Beliefnet
Steven Waldman

One of the most controversial parts of Obama’s faith-based plan – and Bush’s – was the question of whether faith-based charities could hire or fire people on the basis of religion. I wroter earlier that there’s less here than meets the eye but there are some important principles at stake.
First, there are some points that people actually agree on. A religious group can hire and fire people based on their faith for pretty much whatever they want, if they’re not taking government federal money.
Also, a religious group can get government funds and still hire by faith for anything related to “ministerial functions” (i.e. worship, Sunday school etc).
The question is whether that group can discriminate by faith for other functions. A Catholic Church is surely allowed to only hire Catholics to teach the Sunday school – everyone agrees on that — but can they turn down a protestant who’s applied to work at the soup kitchen.
The reason this doesn’t come up that often is that most faith-based charities decided that they want to reach as many needy as possible and that for most activities, being of that faith doesn’t matter. If the YMCA is helping inner city youth get off the streets, it’s not important that the basketball coach be Christian.

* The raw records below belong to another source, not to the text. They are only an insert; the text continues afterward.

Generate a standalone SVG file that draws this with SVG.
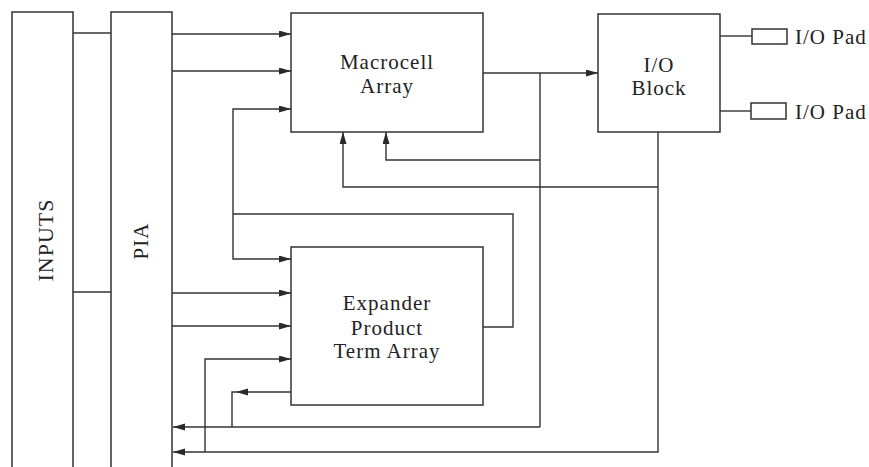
<svg xmlns="http://www.w3.org/2000/svg" width="869" height="467" viewBox="0 0 869 467">
<defs>
<marker id="ah" markerUnits="userSpaceOnUse" markerWidth="12" markerHeight="8" refX="12" refY="3.5" orient="auto">
<path d="M0,0 L12,3.5 L0,7 z" fill="#2a2a2a"/>
</marker>
<style>
.box{fill:#fff;stroke:#333;stroke-width:1.5}
.bar{fill:none;stroke:#333;stroke-width:1.5}
.c{fill:none;stroke:#333;stroke-width:1.4}
.a{marker-end:url(#ah)}
text{font-family:"Liberation Serif","Times New Roman",serif;font-size:21px;fill:#222;letter-spacing:1px}
.m{text-anchor:middle}
</style>
</defs>
<rect width="869" height="467" fill="#fff"/>
<g id="connectors">
<path class="c" d="M73,33 H111"/>
<path class="c" d="M73,292 H111"/>
<path class="c a" d="M172,34 H291"/>
<path class="c a" d="M172,71 H291"/>
<path class="c a" d="M233,214 V109 H291"/>
<path class="c a" d="M233,214 V259 H291"/>
<path class="c" d="M483,327 H513 V214 H233"/>
<path class="c a" d="M172,293 H291"/>
<path class="c a" d="M172,326 H291"/>
<path class="c a" d="M205,452 V359 H291"/>
<path class="c a" d="M291,392 H236"/>
<path class="c" d="M236,392 H232 V427"/>
<path class="c a" d="M540,427 H173"/>
<path class="c a" d="M658,132 V452 H173"/>
<path class="c a" d="M483,73 H598"/>
<path class="c" d="M540,73 V427"/>
<path class="c a" d="M540,160 H386 V132"/>
<path class="c a" d="M658,187 H343 V132"/>
<path class="c" d="M720,36 H752"/>
<path class="c" d="M720,111 H751"/>
</g>
<g id="inputs">
<path class="bar" d="M12,467 V12 H73 V467"/>
<text class="m" transform="translate(53,240) rotate(-90)" style="font-size:22px">INPUTS</text>
</g>
<g id="pia">
<path class="bar" d="M111,467 V12 H172 V467"/>
<text class="m" transform="translate(148,241) rotate(-90)">PIA</text>
</g>
<g id="macrocell">
<rect class="box" x="291" y="13" width="192" height="119"/>
<text class="m" x="387" y="69">Macrocell</text>
<text class="m" x="387" y="93">Array</text>
</g>
<g id="ioblock">
<rect class="box" x="598" y="14" width="122" height="118"/>
<text class="m" x="659" y="72">I/O</text>
<text class="m" x="659" y="95">Block</text>
</g>
<g id="expander">
<rect class="box" x="291" y="247" width="192" height="158"/>
<text class="m" x="387" y="310">Expander</text>
<text class="m" x="387" y="335">Product</text>
<text class="m" x="387" y="358">Term Array</text>
</g>
<g id="pad1">
<rect class="box" x="752" y="29" width="35" height="15"/>
<text x="795" y="44">I/O Pad</text>
</g>
<g id="pad2">
<rect class="box" x="751" y="103" width="35" height="16"/>
<text x="795" y="119">I/O Pad</text>
</g>
</svg>
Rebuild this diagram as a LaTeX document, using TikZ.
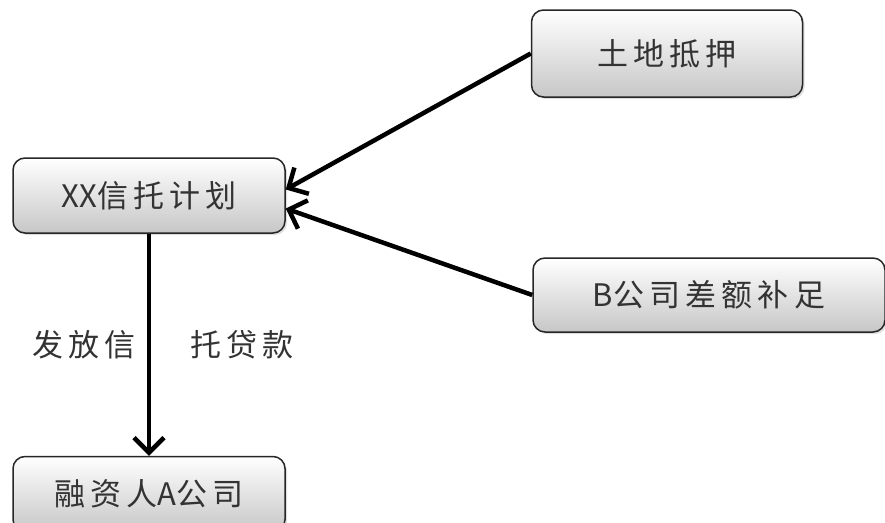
\documentclass[tikz,border=0pt]{standalone}
\usepackage{fontspec}
\setmainfont{Noto Sans CJK SC}
\usetikzlibrary{arrows.meta,shadows}
\tikzset{
  mybox/.style={draw=black!85,line width=1.5pt,rounded corners=12pt,
    top color=white,bottom color=black!22,drop shadow={shadow xshift=2pt,shadow yshift=-2pt,opacity=.25},
    font=\fontsize{31}{36}\selectfont,text=black!80,inner sep=0pt},
  myarrow/.style={line width=4.5pt,-{Straight Barb[length=15pt,width=30pt,line width=4.5pt]}}
}
\begin{document}
\begin{tikzpicture}[x=1pt,y=-1pt]
        \clip (0,0) rectangle (885,522);
        \node[mybox,minimum width=271pt,minimum height=87pt] (land) at (667,53.5) {土\,地\,抵\,押};
        \node[mybox,minimum width=272pt,minimum height=75pt] (trust) at (149,195.5) {XX信\,托\,计\,划};
        \node[mybox,minimum width=352pt,minimum height=74pt] (comp) at (709,295) {B公\,司\,差\,额\,补\,足};
        \node[mybox,minimum width=272pt,minimum height=75pt] (fin) at (149,494) {融\,资\,人A公\,司};
        \draw[myarrow] (land.west) -- ([yshift=6pt]trust.east);
        \draw[myarrow] (comp.west) -- ([yshift=-13pt]trust.east);
        \draw[myarrow] (trust.south) -- (fin.north)
        node[pos=.5,left=8pt,font=\fontsize{31}{36}\selectfont,text=black!80]{发\,放\,信}
        node[pos=.5,right=36pt,font=\fontsize{31}{36}\selectfont,text=black!80]{托\,贷\,款};
      \end{tikzpicture}
\end{document}
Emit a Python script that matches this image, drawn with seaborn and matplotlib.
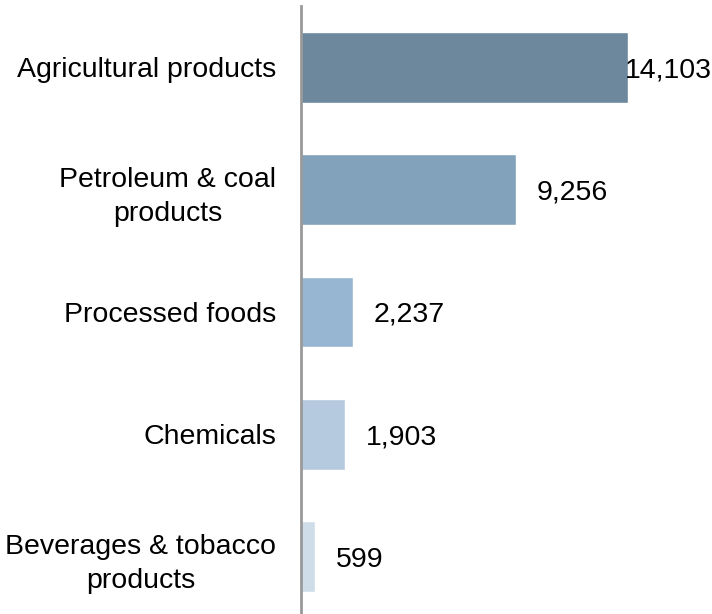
import seaborn as sns
from matplotlib import pyplot as plt
import pandas as pd

sns.set_theme(style="white")
plt.rcParams['font.family'] = ['Liberation Sans', 'DejaVu Sans']

categories = [
    "Agricultural products",
    "Petroleum & coal\nproducts",
    "Processed foods",
    "Chemicals",
    "Beverages & tobacco\nproducts",
]
values = [14103, 9256, 2237, 1903, 599]
bar_colors = ["#6D889C", "#81A2BA", "#97B6D2", "#B5CADE", "#CFDDE9"]

df = pd.DataFrame({"category": categories, "value": values})

fig = plt.figure(figsize=(7.12, 6.14), dpi=100)
ax = fig.add_axes([301 / 712, -4 / 614, 411 / 712, 612 / 614])

sns.barplot(data=df, x="value", y="category", hue="category",
            palette=bar_colors, width=0.58, orient="h", legend=False,
            saturation=1, ax=ax)

x_max = 17720
ax.set_xlim(0, x_max)
ax.set_ylim(4.5, -0.5)

fs = 20.5
for i, v in enumerate(values):
    txt = f"{v:,}"
    if v > x_max * 0.75:
        ax.text(x_max, i, txt, ha="right", va="center_baseline", fontsize=fs, color="black")
    else:
        ax.annotate(txt, (v, i), xytext=(15, 0), textcoords="offset points",
                    ha="left", va="center_baseline", fontsize=fs, color="black")

ax.set_xlabel("")
ax.set_ylabel("")
ax.set_xticks([])
ax.tick_params(axis="y", length=0, pad=18, labelsize=fs, labelcolor="black")
for lbl in ax.get_yticklabels():
    lbl.set_multialignment("center")
    lbl.set_linespacing(1.4)

for side in ["top", "right", "bottom"]:
    ax.spines[side].set_visible(False)
ax.spines["left"].set_color("#999999")
ax.spines["left"].set_linewidth(2)

fig.savefig("out.png", dpi=100)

But sometimes it is. There are some faith-based programs where religion is central to success. A prison ministry might teach inmates that they can turn around their lives because of Christ’s love. It’s hard to convey that message without mentioning religion or without having the volunteer be Christian.
“The reality is an Orthodox Jewish group ceases to be Orthodox if they have to hire atheists or Southern Baptists,” said Jim Towey, the former head of the program under Bush. “What Senator Obama is saying is groups will have to secularize if they play ball with government and receive federal funding, and that flies in the face of what many small groups want.”
I’m sympathetic to the conservative argument on this, up to a point. Some programs really will lose something special if they secularize their approach. Sometimes it’s not jsut about the soup; it’s also about the Spirit. And if Obama wants especially to help the small groups, aren’t these the ones most likely to have faith pretty intertwined with with they do (and least likely to want to hire a lawyer to help them navigate the rules?)
But here’s my question: if that’s the case, why take the money? Why “play ball” as Towey suggests? What’s wrong with having government money go to those that have a secular mission and private money go to those that don’t? Why the compulsion to force government into doing what it’s not good at and which may do harm?
Conservatives are acting as if it’s discriminatory for the government to say, “there are some thing the government shouldn’t spend money on.” Didn’t that used to be the conservative position? I remember that liberals used to argue that if abortion is legal then the federal government had an obligation to fund it through Medicaid. But that never made sense to me. Just because it’s allowed doesn’t mean it always makes sense to compel taxpayers to fund it.
Here’s an example for conservative Christians to ponder: what if a Muslim group had an effective prison ministry program emphasizing prayer and Qur’an study. In fact, they could double the number of prisoners they taught the Qur’an if only they had more money. How do you feel about your tax dollars going to help spread the Muhammad’s teachings?